> Aim of the task
Restate the data below word for word. Skip any images it contains.

#####

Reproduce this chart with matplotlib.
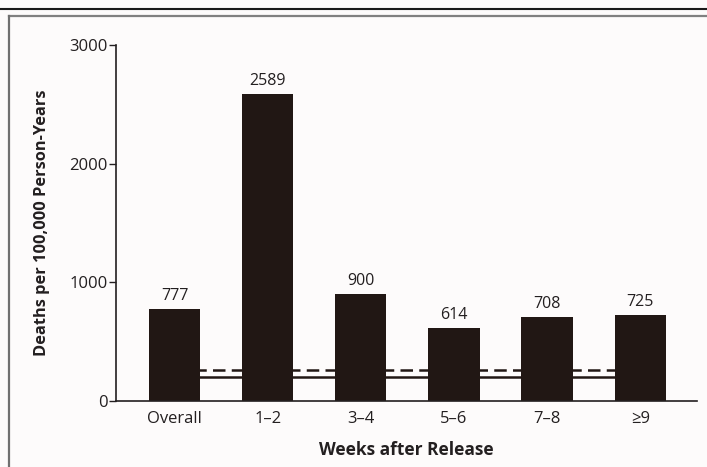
import matplotlib.pyplot as plt
from matplotlib.lines import Line2D

categories = ["Overall", "1\u20132", "3\u20134", "5\u20136", "7\u20138", "\u22659"]
death_rates = [777, 2589, 900, 614, 708, 725]
ref_solid = 205
ref_dashed = 265
y_ticks = [0, 1000, 2000, 3000]

plt.rcParams['font.family'] = ['Open Sans', 'DejaVu Sans']
BAR = '#211714'
BG = '#fdfbfb'
TXT = '#231f20'

fig = plt.figure(figsize=(7.07, 4.67), dpi=100, facecolor=BG)
ax = fig.add_axes([116 / 707, 1 - 401 / 467, (697 - 116) / 707, (401 - 45) / 467])
ax.set_facecolor(BG)

x = list(range(len(categories)))
ax.hlines([ref_solid], 0, len(categories) - 1, colors=BAR, linewidth=1.8, zorder=1)
ax.hlines([ref_dashed], 0, len(categories) - 1, colors=BAR, linewidth=1.8,
          linestyles=(0, (5, 2.5)), zorder=1)
ax.bar(x, death_rates, width=0.55, color=BAR, zorder=2)
for i, v in enumerate(death_rates):
    ax.text(i, v + 40, str(v), ha='center', va='bottom', fontsize=11.5, color=TXT)

ax.set_xlim(-0.63, 5.61)
ax.set_ylim(0, 3000)
ax.set_yticks(y_ticks)
ax.set_xticks(x)
ax.set_xticklabels(categories)
ax.tick_params(axis='y', direction='out', length=5, width=1, labelsize=12,
               colors=TXT, pad=1)
ax.tick_params(axis='x', length=0, labelsize=12, colors=TXT, pad=7)
for s in ['top', 'right']:
    ax.spines[s].set_visible(False)
for s in ['left', 'bottom']:
    ax.spines[s].set_color(TXT)
    ax.spines[s].set_linewidth(1.2)

ax.set_ylabel("Deaths per 100,000 Person-Years", fontsize=11.8, fontweight='bold',
              color=TXT, labelpad=14)
ax.set_xlabel("Weeks after Release", fontsize=12.5, fontweight='bold',
              color=TXT, labelpad=10)

# frame lines
fig.add_artist(Line2D([0, 1], [1 - 9 / 467, 1 - 9 / 467], color='#1a1a1a', linewidth=1.5))
fig.add_artist(Line2D([8.5 / 707, 1], [1 - 16 / 467, 1 - 16 / 467], color='#808080', linewidth=1.6))
fig.add_artist(Line2D([8.5 / 707, 8.5 / 707], [0, 1 - 16 / 467], color='#707070', linewidth=1.6))

fig.savefig("out.png", dpi=100, facecolor=BG)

#####

> Exercise answer
Reproduce this chart with matplotlib.
import matplotlib.pyplot as plt
from matplotlib.lines import Line2D

categories = ["Overall", "1\u20132", "3\u20134", "5\u20136", "7\u20138", "\u22659"]
death_rates = [777, 2589, 900, 614, 708, 725]
ref_solid = 205
ref_dashed = 265
y_ticks = [0, 1000, 2000, 3000]

plt.rcParams['font.family'] = ['Open Sans', 'DejaVu Sans']
BAR = '#211714'
BG = '#fdfbfb'
TXT = '#231f20'

fig = plt.figure(figsize=(7.07, 4.67), dpi=100, facecolor=BG)
ax = fig.add_axes([116 / 707, 1 - 401 / 467, (697 - 116) / 707, (401 - 45) / 467])
ax.set_facecolor(BG)

x = list(range(len(categories)))
ax.hlines([ref_solid], 0, len(categories) - 1, colors=BAR, linewidth=1.8, zorder=1)
ax.hlines([ref_dashed], 0, len(categories) - 1, colors=BAR, linewidth=1.8,
          linestyles=(0, (5, 2.5)), zorder=1)
ax.bar(x, death_rates, width=0.55, color=BAR, zorder=2)
for i, v in enumerate(death_rates):
    ax.text(i, v + 40, str(v), ha='center', va='bottom', fontsize=11.5, color=TXT)

ax.set_xlim(-0.63, 5.61)
ax.set_ylim(0, 3000)
ax.set_yticks(y_ticks)
ax.set_xticks(x)
ax.set_xticklabels(categories)
ax.tick_params(axis='y', direction='out', length=5, width=1, labelsize=12,
               colors=TXT, pad=1)
ax.tick_params(axis='x', length=0, labelsize=12, colors=TXT, pad=7)
for s in ['top', 'right']:
    ax.spines[s].set_visible(False)
for s in ['left', 'bottom']:
    ax.spines[s].set_color(TXT)
    ax.spines[s].set_linewidth(1.2)

ax.set_ylabel("Deaths per 100,000 Person-Years", fontsize=11.8, fontweight='bold',
              color=TXT, labelpad=14)
ax.set_xlabel("Weeks after Release", fontsize=12.5, fontweight='bold',
              color=TXT, labelpad=10)

# frame lines
fig.add_artist(Line2D([0, 1], [1 - 9 / 467, 1 - 9 / 467], color='#1a1a1a', linewidth=1.5))
fig.add_artist(Line2D([8.5 / 707, 1], [1 - 16 / 467, 1 - 16 / 467], color='#808080', linewidth=1.6))
fig.add_artist(Line2D([8.5 / 707, 8.5 / 707], [0, 1 - 16 / 467], color='#707070', linewidth=1.6))

fig.savefig("out.png", dpi=100, facecolor=BG)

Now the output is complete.